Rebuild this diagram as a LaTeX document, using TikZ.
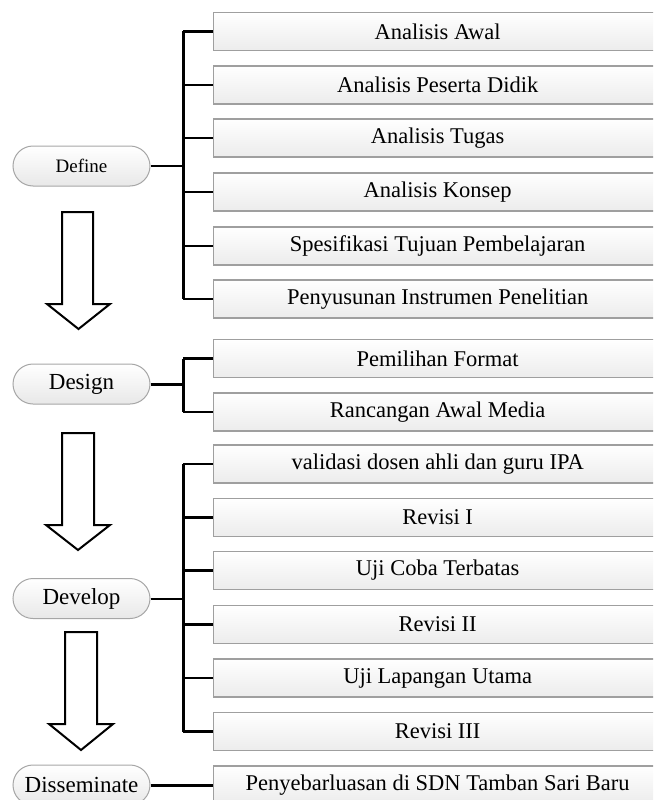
\documentclass[tikz,border=0pt]{standalone}
\usepackage{fontspec}
\setmainfont{Liberation Serif}
\usetikzlibrary{calc}

\tikzset{
	stage/.style={draw=gray!70, line width=1pt, rounded corners=20pt, minimum width=137pt, minimum height=40pt, top color=white, bottom color=gray!18, inner sep=0pt, font=\fontsize{23}{25}\selectfont},
	item/.style={draw=gray!75, line width=1.3pt, minimum width=448pt, minimum height=38pt, top color=white, bottom color=gray!15, inner sep=0pt, anchor=west, font=\fontsize{22.5}{24}\selectfont},
	trunk/.style={line width=3pt},
	branch/.style={line width=2.4pt},
	link/.style={line width=2pt},
	bigarrow/.style={line width=2pt, line join=miter, fill=white}
}

\begin{document}
\begin{tikzpicture}[x=1pt,y=-1pt]
		\useasboundingbox (0,0) rectangle (653,800);
		\clip (0,0) rectangle (653,800);
		%
		\node[stage, font=\fontsize{19}{21}\selectfont] (define) at (81.5,166) {Define};
		\node[stage] (design) at (81.5,384) {Design};
		\node[stage] (develop) at (81.5,598.5) {Develop};
		\node[stage] (disseminate) at (81.5,785) {Disseminate};
		%
		\node[item] (a1) at (213,31.5) {Analisis Awal};
		\node[item] (a2) at (213,85) {Analisis Peserta Didik};
		\node[item] (a3) at (213,138) {Analisis Tugas};
		\node[item] (a4) at (213,192) {Analisis Konsep};
		\node[item] (a5) at (213,246) {Spesifikasi Tujuan Pembelajaran};
		\node[item] (a6) at (213,299) {Penyusunan Instrumen Penelitian};
		%
		\node[item] (b1) at (213,358.5) {Pemilihan Format};
		\node[item] (b2) at (213,412) {Rancangan Awal Media};
		%
		\node[item] (c1) at (213,464) {validasi dosen ahli dan guru IPA};
		\node[item] (c2) at (213,517.5) {Revisi I};
		\node[item] (c3) at (213,570.5) {Uji Coba Terbatas};
		\node[item] (c4) at (213,624.5) {Revisi II};
		\node[item] (c5) at (213,678) {Uji Lapangan Utama};
		\node[item] (c6) at (213,731.5) {Revisi III};
		%
		\node[item] (e1) at (213,785) {Penyebarluasan di SDN Tamban Sari Baru};
		%
		\coordinate (ta) at (183,166);
		\coordinate (tb) at (183,384);
		\coordinate (tc) at (183,598.5);
		\draw[link] (define.east)--(ta);
		\draw[trunk] (ta |- a1.west)--(ta |- a6.west);
		\foreach \i in {1,...,6}
			\draw[branch] (ta |- a\i.west)--(a\i.west);
		\draw[trunk] (design.east)--(tb);
		\draw[trunk] (tb |- b1.west)--(tb |- b2.west);
		\foreach \i in {1,2}
			\draw[branch] (tb |- b\i.west)--(b\i.west);
		\draw[link] (develop.east)--(tc);
		\draw[trunk] (tc |- c1.west)--(tc |- c6.west);
		\foreach \i in {1,...,6}
			\draw[branch] (tc |- c\i.west)--(c\i.west);
		\draw[trunk] (disseminate.east)--(e1.west);
		%
		\draw[bigarrow] (62,212)--(93,212)--(93,304)--(110,304)--(78.5,329)--(47,304)--(62,304)--cycle;
		\draw[bigarrow] (62,433)--(94,433)--(94,525)--(110,525)--(78,550)--(46,525)--(62,525)--cycle;
		\draw[bigarrow] (65,632)--(97,632)--(97,724)--(113,724)--(81,750)--(49,724)--(65,724)--cycle;
	\end{tikzpicture}
\end{document}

* **TASK REQUIREMENTS**: Reproduce every line above as written, skipping pictures.

* **SOLUTION BELOW**:
Rebuild this diagram as a LaTeX document, using TikZ.
\documentclass[tikz,border=0pt]{standalone}
\usepackage{fontspec}
\setmainfont{Liberation Serif}
\usetikzlibrary{calc}

\tikzset{
	stage/.style={draw=gray!70, line width=1pt, rounded corners=20pt, minimum width=137pt, minimum height=40pt, top color=white, bottom color=gray!18, inner sep=0pt, font=\fontsize{23}{25}\selectfont},
	item/.style={draw=gray!75, line width=1.3pt, minimum width=448pt, minimum height=38pt, top color=white, bottom color=gray!15, inner sep=0pt, anchor=west, font=\fontsize{22.5}{24}\selectfont},
	trunk/.style={line width=3pt},
	branch/.style={line width=2.4pt},
	link/.style={line width=2pt},
	bigarrow/.style={line width=2pt, line join=miter, fill=white}
}

\begin{document}
\begin{tikzpicture}[x=1pt,y=-1pt]
		\useasboundingbox (0,0) rectangle (653,800);
		\clip (0,0) rectangle (653,800);
		%
		\node[stage, font=\fontsize{19}{21}\selectfont] (define) at (81.5,166) {Define};
		\node[stage] (design) at (81.5,384) {Design};
		\node[stage] (develop) at (81.5,598.5) {Develop};
		\node[stage] (disseminate) at (81.5,785) {Disseminate};
		%
		\node[item] (a1) at (213,31.5) {Analisis Awal};
		\node[item] (a2) at (213,85) {Analisis Peserta Didik};
		\node[item] (a3) at (213,138) {Analisis Tugas};
		\node[item] (a4) at (213,192) {Analisis Konsep};
		\node[item] (a5) at (213,246) {Spesifikasi Tujuan Pembelajaran};
		\node[item] (a6) at (213,299) {Penyusunan Instrumen Penelitian};
		%
		\node[item] (b1) at (213,358.5) {Pemilihan Format};
		\node[item] (b2) at (213,412) {Rancangan Awal Media};
		%
		\node[item] (c1) at (213,464) {validasi dosen ahli dan guru IPA};
		\node[item] (c2) at (213,517.5) {Revisi I};
		\node[item] (c3) at (213,570.5) {Uji Coba Terbatas};
		\node[item] (c4) at (213,624.5) {Revisi II};
		\node[item] (c5) at (213,678) {Uji Lapangan Utama};
		\node[item] (c6) at (213,731.5) {Revisi III};
		%
		\node[item] (e1) at (213,785) {Penyebarluasan di SDN Tamban Sari Baru};
		%
		\coordinate (ta) at (183,166);
		\coordinate (tb) at (183,384);
		\coordinate (tc) at (183,598.5);
		\draw[link] (define.east)--(ta);
		\draw[trunk] (ta |- a1.west)--(ta |- a6.west);
		\foreach \i in {1,...,6}
			\draw[branch] (ta |- a\i.west)--(a\i.west);
		\draw[trunk] (design.east)--(tb);
		\draw[trunk] (tb |- b1.west)--(tb |- b2.west);
		\foreach \i in {1,2}
			\draw[branch] (tb |- b\i.west)--(b\i.west);
		\draw[link] (develop.east)--(tc);
		\draw[trunk] (tc |- c1.west)--(tc |- c6.west);
		\foreach \i in {1,...,6}
			\draw[branch] (tc |- c\i.west)--(c\i.west);
		\draw[trunk] (disseminate.east)--(e1.west);
		%
		\draw[bigarrow] (62,212)--(93,212)--(93,304)--(110,304)--(78.5,329)--(47,304)--(62,304)--cycle;
		\draw[bigarrow] (62,433)--(94,433)--(94,525)--(110,525)--(78,550)--(46,525)--(62,525)--cycle;
		\draw[bigarrow] (65,632)--(97,632)--(97,724)--(113,724)--(81,750)--(49,724)--(65,724)--cycle;
	\end{tikzpicture}
\end{document}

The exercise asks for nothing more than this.